We first used this script to process (via quality control, filtering, and normalization) the raw data of dataset 1 into to our processed data. For detailed information of dataset 1, please see Metadata.
We explored our data by generating sample-sample correlation heatmaps, plotting a few random CpGs and plotting the first few principal components.
We used the R package limma to identify differentially methylated probes between Asian and Caucasian samples. Please see our differential DNA methylation analysis script in the scripts folder for the code and details. Limma prioritized 13 CpG sites that are differentially methylated between Caucasian and Asian genetic ancestry using a cutoff off p value = 0.01.

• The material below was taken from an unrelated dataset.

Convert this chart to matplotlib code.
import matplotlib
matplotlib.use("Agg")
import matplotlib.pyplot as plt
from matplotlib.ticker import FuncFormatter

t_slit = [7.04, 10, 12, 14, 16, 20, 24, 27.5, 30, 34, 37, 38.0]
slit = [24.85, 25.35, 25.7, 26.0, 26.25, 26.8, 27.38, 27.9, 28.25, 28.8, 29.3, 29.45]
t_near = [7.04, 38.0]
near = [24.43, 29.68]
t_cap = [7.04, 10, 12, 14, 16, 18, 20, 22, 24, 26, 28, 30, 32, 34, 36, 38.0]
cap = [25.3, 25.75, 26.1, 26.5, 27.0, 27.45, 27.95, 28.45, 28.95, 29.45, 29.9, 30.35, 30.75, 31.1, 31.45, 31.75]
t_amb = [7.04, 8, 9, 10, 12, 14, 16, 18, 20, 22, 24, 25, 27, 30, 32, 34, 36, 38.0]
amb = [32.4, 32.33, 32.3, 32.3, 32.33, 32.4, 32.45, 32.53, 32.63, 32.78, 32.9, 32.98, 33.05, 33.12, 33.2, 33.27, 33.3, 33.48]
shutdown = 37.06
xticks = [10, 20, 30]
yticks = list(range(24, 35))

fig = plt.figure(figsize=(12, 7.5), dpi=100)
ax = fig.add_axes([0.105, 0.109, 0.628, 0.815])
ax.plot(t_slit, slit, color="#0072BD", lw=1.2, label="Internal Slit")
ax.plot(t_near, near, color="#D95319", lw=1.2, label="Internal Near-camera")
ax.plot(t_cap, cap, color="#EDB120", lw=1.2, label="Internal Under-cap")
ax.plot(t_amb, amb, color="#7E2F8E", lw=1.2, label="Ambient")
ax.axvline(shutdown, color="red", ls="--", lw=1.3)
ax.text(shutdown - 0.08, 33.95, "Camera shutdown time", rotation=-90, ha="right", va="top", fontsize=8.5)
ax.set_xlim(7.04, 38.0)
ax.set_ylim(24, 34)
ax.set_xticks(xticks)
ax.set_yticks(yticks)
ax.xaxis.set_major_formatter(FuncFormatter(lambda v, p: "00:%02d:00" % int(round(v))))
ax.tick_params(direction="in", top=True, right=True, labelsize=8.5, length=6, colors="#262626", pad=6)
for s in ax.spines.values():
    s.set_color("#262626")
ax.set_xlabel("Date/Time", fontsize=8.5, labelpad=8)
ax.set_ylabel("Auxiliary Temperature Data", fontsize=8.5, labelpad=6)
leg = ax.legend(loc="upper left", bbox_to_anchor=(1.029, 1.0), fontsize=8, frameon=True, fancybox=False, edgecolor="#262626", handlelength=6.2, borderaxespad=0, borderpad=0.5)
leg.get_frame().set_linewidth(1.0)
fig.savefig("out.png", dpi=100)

To build the DNA methylation ancestry classifer, we compare SVM and elastic net logistic regression (glmnet) models. We ended up choosing glmnet for building the final model, and used a nested cross validation strategy to tune the penalization parameters, and for estimating the test error. After generating the final model, we analyzed the predictors, and examined the results of the predictions on the secondary unlabelled dataset. Please see the subdirectory predictive modeling for the markdown files and details.

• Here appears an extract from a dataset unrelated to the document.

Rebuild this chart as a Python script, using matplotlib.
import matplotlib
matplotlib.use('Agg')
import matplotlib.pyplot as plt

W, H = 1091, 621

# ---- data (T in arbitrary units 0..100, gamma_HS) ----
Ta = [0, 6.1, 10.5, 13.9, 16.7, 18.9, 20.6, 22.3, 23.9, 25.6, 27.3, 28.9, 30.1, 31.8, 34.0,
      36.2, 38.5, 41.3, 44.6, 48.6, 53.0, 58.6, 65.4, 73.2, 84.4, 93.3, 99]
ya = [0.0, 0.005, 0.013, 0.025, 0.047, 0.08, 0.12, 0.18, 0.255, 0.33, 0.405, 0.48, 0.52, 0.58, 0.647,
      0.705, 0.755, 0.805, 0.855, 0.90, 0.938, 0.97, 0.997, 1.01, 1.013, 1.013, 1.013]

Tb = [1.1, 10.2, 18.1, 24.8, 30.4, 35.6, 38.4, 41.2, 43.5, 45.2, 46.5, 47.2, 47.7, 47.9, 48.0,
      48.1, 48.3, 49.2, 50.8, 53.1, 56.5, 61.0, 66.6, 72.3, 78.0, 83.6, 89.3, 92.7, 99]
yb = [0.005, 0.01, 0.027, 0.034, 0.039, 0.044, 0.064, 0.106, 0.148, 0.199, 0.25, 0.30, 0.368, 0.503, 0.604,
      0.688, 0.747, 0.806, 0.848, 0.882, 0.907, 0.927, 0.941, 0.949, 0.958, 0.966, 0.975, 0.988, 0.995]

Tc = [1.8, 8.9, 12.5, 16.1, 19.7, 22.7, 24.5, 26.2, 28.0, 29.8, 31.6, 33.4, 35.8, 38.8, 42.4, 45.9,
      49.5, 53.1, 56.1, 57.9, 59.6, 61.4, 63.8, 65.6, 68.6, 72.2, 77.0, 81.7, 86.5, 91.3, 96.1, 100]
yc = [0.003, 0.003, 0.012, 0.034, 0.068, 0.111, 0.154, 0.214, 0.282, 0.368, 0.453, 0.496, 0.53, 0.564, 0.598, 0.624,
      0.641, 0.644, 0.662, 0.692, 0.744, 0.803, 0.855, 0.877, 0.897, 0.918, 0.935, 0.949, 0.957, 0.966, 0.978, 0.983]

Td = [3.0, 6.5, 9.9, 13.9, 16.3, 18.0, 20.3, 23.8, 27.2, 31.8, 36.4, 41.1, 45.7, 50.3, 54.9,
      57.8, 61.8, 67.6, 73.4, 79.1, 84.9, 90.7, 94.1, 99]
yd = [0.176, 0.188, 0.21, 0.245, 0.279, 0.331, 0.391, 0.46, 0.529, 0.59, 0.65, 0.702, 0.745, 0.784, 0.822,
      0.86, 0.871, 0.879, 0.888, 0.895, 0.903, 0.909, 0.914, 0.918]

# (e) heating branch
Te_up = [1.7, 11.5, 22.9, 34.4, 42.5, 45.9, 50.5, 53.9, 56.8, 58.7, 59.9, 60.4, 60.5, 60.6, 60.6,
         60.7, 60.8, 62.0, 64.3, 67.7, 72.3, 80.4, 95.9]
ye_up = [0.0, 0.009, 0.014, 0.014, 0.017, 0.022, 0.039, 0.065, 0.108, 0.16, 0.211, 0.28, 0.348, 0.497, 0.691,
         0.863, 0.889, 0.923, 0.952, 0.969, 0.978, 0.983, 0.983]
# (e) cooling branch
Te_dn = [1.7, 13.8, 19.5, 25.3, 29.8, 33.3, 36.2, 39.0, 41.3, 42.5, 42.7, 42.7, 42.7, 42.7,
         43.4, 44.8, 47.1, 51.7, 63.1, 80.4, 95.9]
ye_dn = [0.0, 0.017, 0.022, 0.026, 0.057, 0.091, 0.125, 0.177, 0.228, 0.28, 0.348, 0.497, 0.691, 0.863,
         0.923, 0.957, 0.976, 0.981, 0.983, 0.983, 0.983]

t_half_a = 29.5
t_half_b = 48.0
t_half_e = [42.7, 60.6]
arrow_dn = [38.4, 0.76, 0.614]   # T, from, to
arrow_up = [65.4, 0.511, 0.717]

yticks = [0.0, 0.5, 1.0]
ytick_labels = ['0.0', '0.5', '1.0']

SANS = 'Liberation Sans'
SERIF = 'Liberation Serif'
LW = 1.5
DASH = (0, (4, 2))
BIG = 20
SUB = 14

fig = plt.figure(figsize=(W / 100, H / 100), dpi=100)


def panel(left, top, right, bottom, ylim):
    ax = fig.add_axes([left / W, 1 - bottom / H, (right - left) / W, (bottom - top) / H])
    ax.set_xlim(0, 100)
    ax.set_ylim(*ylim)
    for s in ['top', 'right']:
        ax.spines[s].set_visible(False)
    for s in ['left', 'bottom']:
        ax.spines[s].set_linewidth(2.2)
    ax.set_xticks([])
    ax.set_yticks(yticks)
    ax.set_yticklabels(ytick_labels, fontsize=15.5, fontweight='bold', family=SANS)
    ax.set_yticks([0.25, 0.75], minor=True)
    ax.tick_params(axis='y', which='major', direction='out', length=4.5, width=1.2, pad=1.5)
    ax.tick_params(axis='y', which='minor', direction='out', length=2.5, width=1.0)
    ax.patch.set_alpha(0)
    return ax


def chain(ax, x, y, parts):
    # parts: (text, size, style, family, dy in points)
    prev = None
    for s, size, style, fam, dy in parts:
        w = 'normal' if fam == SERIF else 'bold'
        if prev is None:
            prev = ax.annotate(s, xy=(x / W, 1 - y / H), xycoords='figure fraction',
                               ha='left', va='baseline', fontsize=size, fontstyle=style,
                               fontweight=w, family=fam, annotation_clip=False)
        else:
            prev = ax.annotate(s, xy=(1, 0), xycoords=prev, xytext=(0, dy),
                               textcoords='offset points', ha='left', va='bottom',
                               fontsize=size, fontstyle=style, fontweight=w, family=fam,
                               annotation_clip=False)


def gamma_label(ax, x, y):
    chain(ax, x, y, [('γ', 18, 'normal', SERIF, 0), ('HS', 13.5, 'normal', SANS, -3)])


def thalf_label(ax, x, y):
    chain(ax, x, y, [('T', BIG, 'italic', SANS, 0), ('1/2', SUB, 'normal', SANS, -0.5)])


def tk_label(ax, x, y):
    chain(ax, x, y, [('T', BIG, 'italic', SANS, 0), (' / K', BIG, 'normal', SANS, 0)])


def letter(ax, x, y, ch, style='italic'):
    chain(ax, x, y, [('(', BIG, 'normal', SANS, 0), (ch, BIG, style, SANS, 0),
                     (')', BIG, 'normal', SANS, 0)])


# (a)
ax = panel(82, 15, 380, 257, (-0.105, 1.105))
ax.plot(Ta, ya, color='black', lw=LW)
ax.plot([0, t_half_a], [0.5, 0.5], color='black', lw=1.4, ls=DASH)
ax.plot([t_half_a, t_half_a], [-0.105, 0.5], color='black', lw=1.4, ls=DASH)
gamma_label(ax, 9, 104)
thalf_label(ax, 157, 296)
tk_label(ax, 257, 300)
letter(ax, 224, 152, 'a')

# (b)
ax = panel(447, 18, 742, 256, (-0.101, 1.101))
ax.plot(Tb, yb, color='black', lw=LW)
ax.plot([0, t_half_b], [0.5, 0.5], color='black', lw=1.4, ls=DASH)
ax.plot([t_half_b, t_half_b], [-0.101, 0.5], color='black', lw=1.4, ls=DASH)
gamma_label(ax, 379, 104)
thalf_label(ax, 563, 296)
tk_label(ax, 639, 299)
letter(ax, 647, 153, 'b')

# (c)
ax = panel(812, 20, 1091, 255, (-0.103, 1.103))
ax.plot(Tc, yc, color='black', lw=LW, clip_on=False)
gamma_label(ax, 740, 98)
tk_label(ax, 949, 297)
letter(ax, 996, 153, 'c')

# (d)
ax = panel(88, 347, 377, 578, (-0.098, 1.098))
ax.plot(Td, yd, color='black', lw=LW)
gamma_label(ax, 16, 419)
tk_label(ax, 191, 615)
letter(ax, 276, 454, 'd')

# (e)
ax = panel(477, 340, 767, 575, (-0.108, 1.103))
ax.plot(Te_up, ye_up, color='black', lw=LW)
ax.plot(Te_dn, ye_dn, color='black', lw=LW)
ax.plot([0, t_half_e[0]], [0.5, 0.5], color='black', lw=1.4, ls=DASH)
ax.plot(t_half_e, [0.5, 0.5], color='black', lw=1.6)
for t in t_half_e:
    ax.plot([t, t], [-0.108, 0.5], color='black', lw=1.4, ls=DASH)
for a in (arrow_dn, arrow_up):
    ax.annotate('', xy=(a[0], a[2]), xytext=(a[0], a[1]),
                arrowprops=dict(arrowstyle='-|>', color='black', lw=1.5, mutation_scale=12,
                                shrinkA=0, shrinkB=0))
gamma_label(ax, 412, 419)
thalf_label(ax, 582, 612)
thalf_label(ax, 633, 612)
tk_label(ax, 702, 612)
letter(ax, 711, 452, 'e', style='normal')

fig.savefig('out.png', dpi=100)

We looked the 13 CpG sites prioritized by limma and the 11 CpG sites prioritized by glmnet, in this script. Using the COHCAP (City of Hope CpG Island Analysis Pipeline) package, the CpGs we mapped to chromosome, location, gene name and CpG island information. Each gene was annotated with its GO term using the package mygene.
-
Please see our poster! 😄
-
SVM performed slightly better than glmnet (for both training and testing error)
-
Final model used 11 CpG predictors and was built with glmnet with a AUC of 0.981 and 0.977+-0.024 for training and testing error respectively (α = 0.75, λ = 0.25).
-
The classifier predicted all of the unlabeled test set to Caucasian, which we doubt is the true case.
-
We suspect the test set is too ‘different’ from the training data set for the classifier to perform accurately on the test set
-
Normalizing and QCing the test and training datasets together may be necessary for DNA methylation classifiers to perform well.
-
Using MDS ancestry coordinates from population stratification meta-analyses may provide ‘labels’ to assess classifier performance or iprove model building. (self-reported ancestry can be unreliable)
-
Project proposal: includes the introduction to the ideas, dataset and methods we used in this project.
-
Progress report: contains the progress about our project.
-
Data folder contains metadata, raw data, and processed data.
-
- human placental tissue from 45 subjects with self reported ancestry
- columns correspond to subject ancestry, name, sex, gestational age and what complications they had in pregnancy (none, intrauterine growth (IUGR) restriction, or late onset preeclampsia (LOPET), neither of which affect DNAm)
- columns for Sentrix ID and position correspond to the sample’s batch ID and position on the Illumina microarray
- each row is one subject.
-
Raw data for dataset 1.
-
Processed data this folder contains the processed data processed from raw data.
-
-
Scripts folder contains the script for:
-
Preprocessing: processing the raw data
-
Exploratory Analysis: explores our processed training data to see if there are any obvious underlying structure.
-
Differential Methylation Analysis: done using limma on the processed data.
-
Building the classifer: This script is for building the ancestry classifier, as well as for the analysis of the resulting predictor CpGs. This folder also contains the script to run the classifier and analyze those results on the second dataset, whose genetic ancestry is unknown.
-
Comparing SVM vs glmnet: This script was used to compare glmnet and SVM.
-
Functional Analysis: for the functional analysis of the CpG sites prioritized by glmnet and limma.
-
-
Results contain a summary of our main findings.